[Begin]
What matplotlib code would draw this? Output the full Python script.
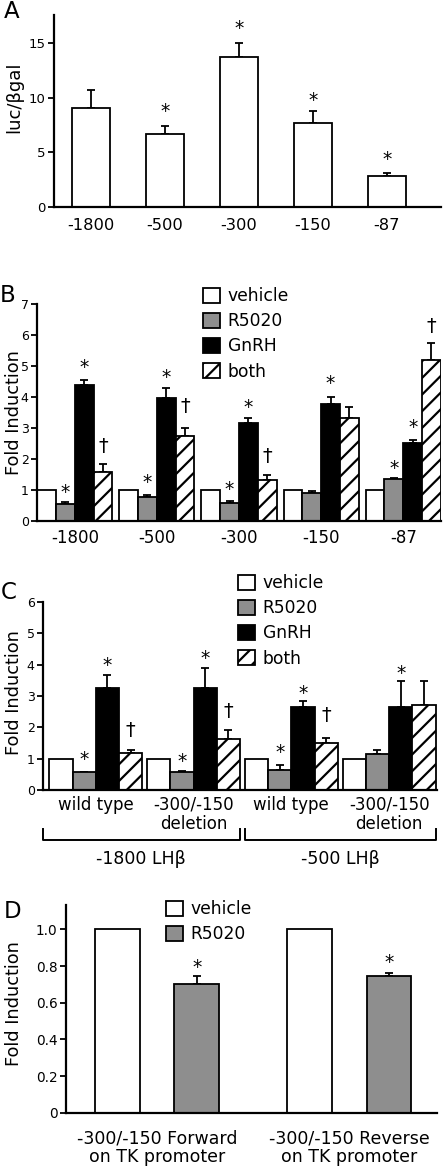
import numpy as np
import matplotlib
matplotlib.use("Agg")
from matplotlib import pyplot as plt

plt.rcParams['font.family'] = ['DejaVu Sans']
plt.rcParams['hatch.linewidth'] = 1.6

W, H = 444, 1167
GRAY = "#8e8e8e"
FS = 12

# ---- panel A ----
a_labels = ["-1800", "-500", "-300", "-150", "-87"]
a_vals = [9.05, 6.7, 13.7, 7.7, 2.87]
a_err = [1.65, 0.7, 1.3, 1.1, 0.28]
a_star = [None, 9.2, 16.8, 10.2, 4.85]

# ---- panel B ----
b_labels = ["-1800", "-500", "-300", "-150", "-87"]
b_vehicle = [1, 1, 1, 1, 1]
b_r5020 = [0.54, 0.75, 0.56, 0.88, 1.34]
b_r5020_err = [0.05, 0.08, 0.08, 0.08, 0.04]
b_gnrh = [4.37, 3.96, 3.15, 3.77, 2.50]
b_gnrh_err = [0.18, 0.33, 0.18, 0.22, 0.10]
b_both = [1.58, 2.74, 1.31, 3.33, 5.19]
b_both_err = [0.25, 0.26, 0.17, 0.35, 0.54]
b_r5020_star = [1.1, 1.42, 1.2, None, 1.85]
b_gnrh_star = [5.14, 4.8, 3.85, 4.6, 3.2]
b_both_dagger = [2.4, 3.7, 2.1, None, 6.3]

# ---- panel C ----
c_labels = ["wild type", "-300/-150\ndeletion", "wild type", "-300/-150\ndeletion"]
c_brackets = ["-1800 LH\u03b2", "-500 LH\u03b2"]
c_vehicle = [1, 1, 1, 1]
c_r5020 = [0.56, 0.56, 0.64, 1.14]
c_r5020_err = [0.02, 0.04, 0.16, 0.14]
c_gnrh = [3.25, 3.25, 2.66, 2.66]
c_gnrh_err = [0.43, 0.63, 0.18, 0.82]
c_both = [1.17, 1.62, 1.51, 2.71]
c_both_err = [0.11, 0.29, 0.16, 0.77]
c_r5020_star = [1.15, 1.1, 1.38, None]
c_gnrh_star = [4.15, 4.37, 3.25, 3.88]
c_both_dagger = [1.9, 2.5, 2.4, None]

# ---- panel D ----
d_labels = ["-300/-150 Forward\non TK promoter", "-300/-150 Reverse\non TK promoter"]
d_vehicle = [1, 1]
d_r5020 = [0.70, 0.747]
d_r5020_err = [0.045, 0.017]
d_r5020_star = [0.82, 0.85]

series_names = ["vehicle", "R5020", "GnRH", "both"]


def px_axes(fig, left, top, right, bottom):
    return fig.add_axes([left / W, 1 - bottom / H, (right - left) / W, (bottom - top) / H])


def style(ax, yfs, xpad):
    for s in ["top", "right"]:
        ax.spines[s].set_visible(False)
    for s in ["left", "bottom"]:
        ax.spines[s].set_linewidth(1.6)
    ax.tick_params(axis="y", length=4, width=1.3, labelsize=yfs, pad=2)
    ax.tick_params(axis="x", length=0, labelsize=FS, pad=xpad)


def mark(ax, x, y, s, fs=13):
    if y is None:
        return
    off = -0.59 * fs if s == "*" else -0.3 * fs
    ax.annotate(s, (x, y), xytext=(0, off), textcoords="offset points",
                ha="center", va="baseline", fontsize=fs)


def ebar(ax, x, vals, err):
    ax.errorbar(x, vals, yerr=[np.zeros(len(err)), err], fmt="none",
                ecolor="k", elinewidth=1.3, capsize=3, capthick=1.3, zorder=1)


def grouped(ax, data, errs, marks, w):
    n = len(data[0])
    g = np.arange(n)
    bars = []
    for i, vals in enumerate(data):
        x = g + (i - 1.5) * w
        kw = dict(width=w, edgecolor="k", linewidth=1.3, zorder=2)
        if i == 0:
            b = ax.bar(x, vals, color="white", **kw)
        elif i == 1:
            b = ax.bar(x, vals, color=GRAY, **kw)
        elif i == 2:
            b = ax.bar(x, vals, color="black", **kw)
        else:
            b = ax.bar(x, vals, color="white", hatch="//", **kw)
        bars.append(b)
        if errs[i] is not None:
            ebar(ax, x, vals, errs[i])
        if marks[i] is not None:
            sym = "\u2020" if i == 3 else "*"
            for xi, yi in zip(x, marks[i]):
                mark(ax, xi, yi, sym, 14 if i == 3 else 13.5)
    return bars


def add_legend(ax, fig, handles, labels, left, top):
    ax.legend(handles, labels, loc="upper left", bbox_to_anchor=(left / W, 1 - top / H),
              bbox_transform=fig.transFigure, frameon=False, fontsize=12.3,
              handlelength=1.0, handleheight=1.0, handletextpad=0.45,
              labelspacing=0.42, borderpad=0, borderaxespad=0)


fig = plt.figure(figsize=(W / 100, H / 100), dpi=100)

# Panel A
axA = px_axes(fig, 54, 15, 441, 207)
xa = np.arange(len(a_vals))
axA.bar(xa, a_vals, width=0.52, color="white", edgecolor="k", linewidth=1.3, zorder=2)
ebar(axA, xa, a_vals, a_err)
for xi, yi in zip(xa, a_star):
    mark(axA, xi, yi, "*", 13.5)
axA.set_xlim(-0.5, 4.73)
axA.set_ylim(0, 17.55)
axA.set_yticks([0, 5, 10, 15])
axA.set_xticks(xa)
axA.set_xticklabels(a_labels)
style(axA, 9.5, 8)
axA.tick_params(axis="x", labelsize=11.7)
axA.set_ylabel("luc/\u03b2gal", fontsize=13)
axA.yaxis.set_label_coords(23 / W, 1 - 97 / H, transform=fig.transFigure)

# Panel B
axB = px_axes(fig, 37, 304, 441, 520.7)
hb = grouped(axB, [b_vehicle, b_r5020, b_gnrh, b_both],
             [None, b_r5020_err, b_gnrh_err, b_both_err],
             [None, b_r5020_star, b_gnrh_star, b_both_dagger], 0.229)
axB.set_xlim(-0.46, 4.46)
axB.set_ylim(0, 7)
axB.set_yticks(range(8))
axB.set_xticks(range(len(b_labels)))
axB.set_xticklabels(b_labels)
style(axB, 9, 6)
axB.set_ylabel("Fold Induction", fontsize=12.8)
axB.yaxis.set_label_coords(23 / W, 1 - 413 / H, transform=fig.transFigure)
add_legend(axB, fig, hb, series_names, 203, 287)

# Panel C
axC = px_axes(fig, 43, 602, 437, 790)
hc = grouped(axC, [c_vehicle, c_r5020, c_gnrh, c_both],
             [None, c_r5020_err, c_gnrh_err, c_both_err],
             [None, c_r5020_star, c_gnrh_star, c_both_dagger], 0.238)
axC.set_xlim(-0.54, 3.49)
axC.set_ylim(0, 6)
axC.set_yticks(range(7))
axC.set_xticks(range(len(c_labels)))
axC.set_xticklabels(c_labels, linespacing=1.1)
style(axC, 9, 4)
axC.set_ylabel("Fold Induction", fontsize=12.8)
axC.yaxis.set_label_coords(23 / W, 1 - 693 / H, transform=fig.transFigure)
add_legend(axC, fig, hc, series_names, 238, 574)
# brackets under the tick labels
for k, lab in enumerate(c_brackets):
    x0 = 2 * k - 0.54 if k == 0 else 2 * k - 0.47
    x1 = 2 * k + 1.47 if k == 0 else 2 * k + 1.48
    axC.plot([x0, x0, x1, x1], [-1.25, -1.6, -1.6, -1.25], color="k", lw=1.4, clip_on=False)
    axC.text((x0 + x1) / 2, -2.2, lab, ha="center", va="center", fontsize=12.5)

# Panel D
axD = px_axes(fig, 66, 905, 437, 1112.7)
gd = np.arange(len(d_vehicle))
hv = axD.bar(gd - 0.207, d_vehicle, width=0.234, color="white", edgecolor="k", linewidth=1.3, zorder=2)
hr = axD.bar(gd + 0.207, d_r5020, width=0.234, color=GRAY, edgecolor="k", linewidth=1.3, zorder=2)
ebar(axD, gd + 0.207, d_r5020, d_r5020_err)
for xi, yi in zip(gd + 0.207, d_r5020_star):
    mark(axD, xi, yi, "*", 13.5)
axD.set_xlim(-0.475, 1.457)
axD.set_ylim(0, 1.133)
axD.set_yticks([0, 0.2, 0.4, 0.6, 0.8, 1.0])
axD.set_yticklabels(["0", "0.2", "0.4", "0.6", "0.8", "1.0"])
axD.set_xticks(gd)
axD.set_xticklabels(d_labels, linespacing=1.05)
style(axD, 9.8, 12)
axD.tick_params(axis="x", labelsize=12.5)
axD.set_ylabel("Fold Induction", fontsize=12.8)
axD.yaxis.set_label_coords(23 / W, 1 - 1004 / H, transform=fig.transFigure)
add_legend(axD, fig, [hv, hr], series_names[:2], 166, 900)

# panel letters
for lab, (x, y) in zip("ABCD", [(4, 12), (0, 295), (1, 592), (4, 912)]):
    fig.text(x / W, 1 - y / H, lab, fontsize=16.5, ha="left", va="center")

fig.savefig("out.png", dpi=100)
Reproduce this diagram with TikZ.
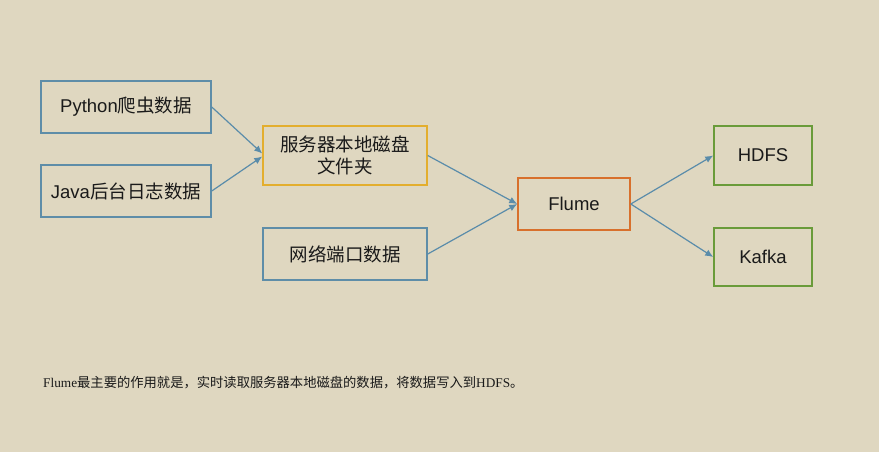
[End]
WHAT IS REQUIRED:
Retype the records above word for word, from their first line through the line containing "plt.rcParams['hatch.linewidth'] = 1.6", and leave out every picture.

RIGHT ANSWER:
What matplotlib code would draw this? Output the full Python script.
import numpy as np
import matplotlib
matplotlib.use("Agg")
from matplotlib import pyplot as plt

plt.rcParams['font.family'] = ['DejaVu Sans']
plt.rcParams['hatch.linewidth'] = 1.6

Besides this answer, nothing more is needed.